Less Credible Than Judith Miller

With Washington's attention focused on the murky fate of top White House official Karl Rove, one surprising and potentially significant development in the ongoing CIA leak case against top White House official I. Lewis (Scooter) Libby has largely escaped notice. It concerns questions about the credibility of one of the reporters at the center of the case. To the surprise of many, however, the reporter in question is not the much-maligned ex-New York Times reporter Judith Miller -- but Time magazine correspondent Matthew Cooper.

The issue surfaced recently when U.S. District Court Judge Reggie B. Walton issued an order and memorandum opinion in response to efforts by attorneys for Miller, Cooper, two journalists from NBC News and their respective news organizations to quash subpoenas from Libby's attorneys seeking a wide range of the journalists' work material.

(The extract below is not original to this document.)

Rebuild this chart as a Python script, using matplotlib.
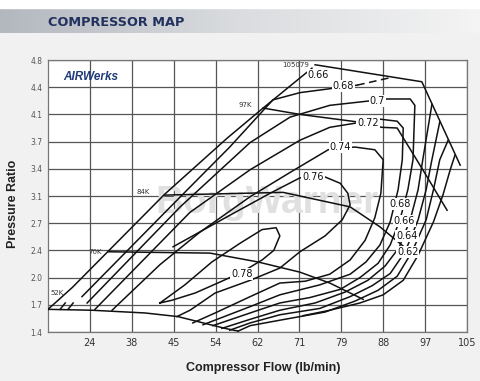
import numpy as np
import matplotlib.pyplot as plt
from matplotlib.colors import LinearSegmentedColormap

# axis labels (grid is evenly spaced, labels are not)
flow_ticks = [15, 24, 38, 45, 54, 62, 71, 79, 88, 97, 105]
pr_ticks = [1.4, 1.7, 2.0, 2.4, 2.7, 3.1, 3.4, 3.7, 4.1, 4.4, 4.8]
pr_tick_labels = ['1.4', '1.7', '2.0', '2.4', '2.7', '3.1', '3.4', '3.7', '4.1', '4.4', '4.8']

# speed lines
surge_flow = [15, 20.2, 43.5, 56.2, 63.2, 73.4]
surge_pr = [1.65, 1.89, 3.12, 3.75, 4.17, 4.68]
k52_flow = [15, 24.7, 40.2, 45.9, 55.8, 58.3]
k52_pr = [1.65, 1.64, 1.61, 1.57, 1.44, 1.41]
k70_flow = [30.2, 52.8, 62.1, 71.1, 76.8, 83.7]
k70_pr = [2.38, 2.36, 2.23, 2.08, 1.94, 1.76]
k84_flow = [43.5, 67.5, 80.9, 87.3, 92.7]
k84_pr = [3.11, 3.14, 2.94, 2.66, 2.43]
k97_flow = [63.2, 71.1, 82.4, 87.7, 91.0, 96.5, 101.2]
k97_pr = [4.17, 4.10, 3.99, 3.91, 3.90, 3.39, 2.89]
k105_flow = [74.0, 96.3, 103.7]
k105_pr = [4.73, 4.48, 3.44]

# efficiency islands
eff78_flow = [42.7, 47.4, 53.2, 58.7, 63.0, 66.0, 66.8, 65.5, 63.0, 59.0, 54.8, 49.6, 44.7, 42.7]
eff78_pr = [1.72, 1.92, 2.23, 2.48, 2.63, 2.65, 2.56, 2.40, 2.26, 2.08, 1.95, 1.83, 1.75, 1.72]
eff76_flow = [44.9, 56.8, 64.7, 71.1, 75.9, 78.8, 80.4, 80.9, 79.2, 75.9, 71.1, 66.8, 60.6, 53.9, 48.5, 45.7]
eff76_pr = [2.44, 2.82, 3.13, 3.30, 3.31, 3.24, 3.13, 2.97, 2.75, 2.56, 2.38, 2.14, 1.97, 1.83, 1.64, 1.57]
eff74_flow = [31.4, 42.7, 50.6, 60.6, 69.0, 76.5, 81.9, 86.2, 88.0, 87.5, 86.2, 84.1, 80.9, 76.8, 72.1, 66.8, 60.6, 53.9, 49.1]
eff74_pr = [1.64, 2.19, 2.60, 3.09, 3.36, 3.61, 3.64, 3.61, 3.50, 3.13, 2.78, 2.51, 2.26, 2.05, 1.96, 1.94, 1.79, 1.61, 1.50]
eff72_flow = [25.7, 48.5, 60.6, 71.1, 76.8, 87.3, 91.0, 92.3, 92.1, 91.2, 89.5, 87.3, 84.3, 80.9, 74.9, 66.8, 60.6, 51.3]
eff72_pr = [1.65, 2.86, 3.39, 3.72, 3.91, 4.03, 4.00, 3.90, 3.50, 3.17, 2.72, 2.46, 2.23, 2.05, 1.92, 1.81, 1.68, 1.48]
eff70_flow = [23.4, 46.4, 60.6, 69.0, 76.8, 88.8, 93.8, 94.8, 94.4, 93.3, 91.6, 89.5, 86.9, 83.0, 78.8, 73.0, 66.8, 60.6, 53.4]
eff70_pr = [1.72, 2.94, 3.69, 4.06, 4.20, 4.27, 4.27, 4.20, 3.50, 3.17, 2.75, 2.46, 2.21, 2.00, 1.87, 1.78, 1.72, 1.61, 1.47]
eff68_flow = [22.3, 45.3, 56.7, 65.3, 71.1, 82.4]
eff68_pr = [1.79, 3.01, 3.64, 4.26, 4.34, 4.43]
eff68_dash_flow = [82.4, 89.5]
eff68_dash_pr = [4.43, 4.54]
eff68_right_flow = [98.3, 96.5, 95.5, 93.8, 91.4, 88.4, 84.7, 79.8, 74.0, 66.8, 60.6, 55.2]
eff68_right_pr = [4.21, 3.50, 3.17, 2.75, 2.43, 2.17, 1.97, 1.84, 1.72, 1.64, 1.54, 1.44]
eff66_flow = [99.8, 98.3, 97.2, 95.5, 92.7, 89.5, 85.6, 80.9, 74.9, 66.8, 60.6, 56.7]
eff66_pr = [3.99, 3.50, 3.17, 2.75, 2.38, 2.06, 1.91, 1.79, 1.66, 1.59, 1.50, 1.42]
eff64_flow = [101.4, 99.8, 98.6, 97.2, 94.2, 91.0, 86.9, 81.9, 75.9, 66.8, 60.6, 58.3]
eff64_pr = [3.72, 3.50, 3.17, 2.75, 2.38, 2.02, 1.86, 1.74, 1.62, 1.53, 1.47, 1.41]
eff62_flow = [102.7, 101.8, 100.4, 98.6, 95.5, 92.3, 88.0, 83.0, 76.8, 71.7]
eff62_pr = [3.55, 3.39, 3.11, 2.72, 2.33, 1.97, 1.81, 1.72, 1.64, 1.58]
tick_flow = [[17.6, 18.7], [19.3, 20.4]]
tick_pr = [[1.65, 1.72], [1.65, 1.72]]

# labels
speed_names = ['52K', '70K', '84K', '97K', '105079']
speed_lab_flow = [16.9, 25.7, 39.9, 59.6, 70.3]
speed_lab_pr = [1.83, 2.38, 3.14, 4.20, 4.73]
eff_names = ['0.66', '0.68', '0.7', '0.72', '0.74', '0.76', '0.78', '0.68', '0.66', '0.64', '0.62']
eff_lab_flow = [74.6, 79.4, 86.7, 84.7, 78.8, 73.6, 59.0, 91.6, 92.5, 93.1, 93.3]
eff_lab_pr = [4.58, 4.42, 4.25, 3.97, 3.64, 3.31, 2.05, 2.98, 2.73, 2.56, 2.38]

idx = np.arange(len(flow_ticks))


def fwd_x(v):
    return np.interp(v, flow_ticks, idx)


def inv_x(v):
    return np.interp(v, idx, flow_ticks)


def fwd_y(v):
    return np.interp(v, pr_ticks, idx)


def inv_y(v):
    return np.interp(v, idx, pr_ticks)


fig = plt.figure(figsize=(4.8, 3.81), dpi=100)
fig.patch.set_facecolor('#f1f1f1')

# header band
hdr = fig.add_axes([0, 1 - 33 / 381, 1, 25 / 381])
grad = np.linspace(0, 1, 256).reshape(1, -1)
hdr.imshow(grad, aspect='auto', cmap=LinearSegmentedColormap.from_list('hdr', ['#b3b8bf', '#dadcdf', '#f4f4f4']))
hdr.axis('off')
fig.patches.append(plt.Rectangle((0, 1 - 8 / 381), 1, 8 / 381, transform=fig.transFigure, color='white'))
fig.text(48 / 480, 1 - 22 / 381, 'COMPRESSOR MAP', color='#22315e', fontsize=9.3,
         fontweight='bold', ha='left', va='center', family='DejaVu Sans')

ax = fig.add_axes([48 / 480, 1 - 332 / 381, 419 / 480, 272 / 381])
ax.set_facecolor('white')
ax.set_xscale('function', functions=(fwd_x, inv_x))
ax.set_yscale('function', functions=(fwd_y, inv_y))
ax.set_xlim(15, 105)
ax.set_ylim(1.4, 4.8)
ax.set_xticks(flow_ticks[1:])
ax.set_xticklabels([str(v) for v in flow_ticks[1:]], fontsize=7, color='#333333')
ax.set_yticks(pr_ticks)
ax.set_yticklabels(pr_tick_labels, fontsize=5.5, color='#555555')
ax.xaxis.set_minor_locator(plt.NullLocator())
ax.yaxis.set_minor_locator(plt.NullLocator())
ax.tick_params(length=0, pad=4)
ax.grid(True, color='#555555', lw=0.9, zorder=1)
ax.set_axisbelow(True)
for s in ax.spines.values():
    s.set_color('#777777')
    s.set_linewidth(0.9)

ax.text(41.9, 3.0, 'BorgWarner', fontsize=28, fontweight='bold', color='#e0e0e0',
        ha='left', va='center', zorder=1.5, family='Liberation Sans')
ax.text(18.2, 4.55, 'AIRWerks', fontsize=8.5, fontweight='bold', style='italic',
        color='#1f3a7a', ha='left', va='center', family='Liberation Sans')

lw = 1.1
kw = dict(color='#111111', lw=lw, zorder=3)
for fl, pr in [(surge_flow, surge_pr), (k52_flow, k52_pr), (k70_flow, k70_pr), (k84_flow, k84_pr),
               (k97_flow, k97_pr), (k105_flow, k105_pr), (eff78_flow, eff78_pr), (eff76_flow, eff76_pr),
               (eff74_flow, eff74_pr), (eff72_flow, eff72_pr), (eff70_flow, eff70_pr), (eff68_flow, eff68_pr),
               (eff68_right_flow, eff68_right_pr), (eff66_flow, eff66_pr), (eff64_flow, eff64_pr),
               (eff62_flow, eff62_pr)]:
    ax.plot(fl, pr, **kw)
ax.plot(eff68_dash_flow, eff68_dash_pr, color='#111111', lw=lw, ls=(0, (5, 3)), zorder=3)
for fl, pr in zip(tick_flow, tick_pr):
    ax.plot(fl, pr, **kw)

box = dict(facecolor='white', edgecolor='none', pad=0.6)
for name, fl, pr in zip(speed_names, speed_lab_flow, speed_lab_pr):
    ax.text(fl, pr, name, fontsize=5, color='#333333', ha='center', va='center', zorder=4)
for name, fl, pr in zip(eff_names, eff_lab_flow, eff_lab_pr):
    ax.text(fl, pr, name, fontsize=7, color='#111111', ha='center', va='center', bbox=box, zorder=4)

fig.text(263 / 480, 1 - 368 / 381, 'Compressor Flow (lb/min)', fontsize=9, fontweight='bold',
         ha='center', va='center', color='#222222', family='Liberation Sans')
fig.text(13 / 480, 1 - 204 / 381, 'Pressure Ratio', fontsize=9, fontweight='bold', rotation=90,
         ha='center', va='center', color='#222222', family='Liberation Sans')

fig.savefig('out.png', dpi=100, facecolor=fig.get_facecolor())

After personally reviewing the documents in question, Judge Walton upheld Miller's motion to quash her subpoena in full -- meaning she would not have to turn over anything -- but ordered at the same time that Time magazine must turn over drafts of articles written by Cooper. Walton noted there were variations in the drafts, written after Cooper had testified before the grand jury that investigated and indicted Libby in the case involving the leaking of CIA operative Valerie Plame Wilson's name. ''Upon reviewing the documents presented to it, the court discerns a slight alteration between the several drafts of the articles which the defense could arguably use to impeach Cooper,'' the judge wrote in a memorandum opinion.

"This slight alteration between the drafts will allow the defense to impeach Cooper, regardless of the substance of his trial testimony, because his trial testimony cannot be consistent with both versions," the judge concluded. "Thus, unlike Miller, whose documents appear internally consistent and thus will only be admissible if she testifies inconsistently with these documents, Cooper's documents will undoubtedly be admissible."

What do all the legal shenanigans mean? One lawyer close to the case, who requested anonymity so as not to anger Judge Walton, agreed that the discrepancies between the drafts of the articles could potentially be used to impeach Cooper's credibility at trial. "Compare that to the Judith Miller portion of the judge's ruling," the attorney explained. "She has been criticized publicly for her supposed 'credibility problems.' But after looking at transcripts of interviews and drafts of articles by Miller, the judge ruled that she is credible -- in direct opposition to Cooper, as specifically noted by Judge Walton."

Miller's legal team is said to have "taken some small solace" from Judge Walton's opinion that "there are no credibility issues for Miller," according to the source. But attorneys for Time magazine and Matt Cooper can't be so sanguine, given the potential issues raised by Judge Walton's ruling.

After all, Libby was indicted on perjury, obstruction of justice and making false statements charges after he told a grand jury and Federal Bureau of Investigation agents on two occasions that he did not disclose Valerie Plame Wilson's secret CIA identity to Cooper and Miller. Both reporters testified otherwise to the grand jury.

Libby's defense team had hoped to turn his trial into what the New York Times has labeled "a wider forum about the reasons for going to war in Iraq and what Mr. Libby has portrayed as the Bush administration's legitimate efforts to respond to critics of the war on the merits." But Judge Walton's ruling shows he is determined not to allow the trial "to become a forum for debating the accuracy of Ambassador Wilson's statements, the propriety of the Iraq war or related matters leading up to the war, as those events are not the basis for the charged offenses."

Libby's defense team had also hoped to put the press on trial along with their client, but the recent rulings by Judge Walton have stymied them at every turn. "The only question the jury will be asked to resolve in this matter," Walton ruled, "will be whether the defendant intentionally lied when he testified before the grand jury and spoke with FBI agents about statements he purportedly made to the newspaper reporters concerning Ms. Wilson's employment."

Should Matt Cooper's credibility be put in serious question during the trial, however, the former chief of staff to Vice President Dick Cheney might yet beat the rap.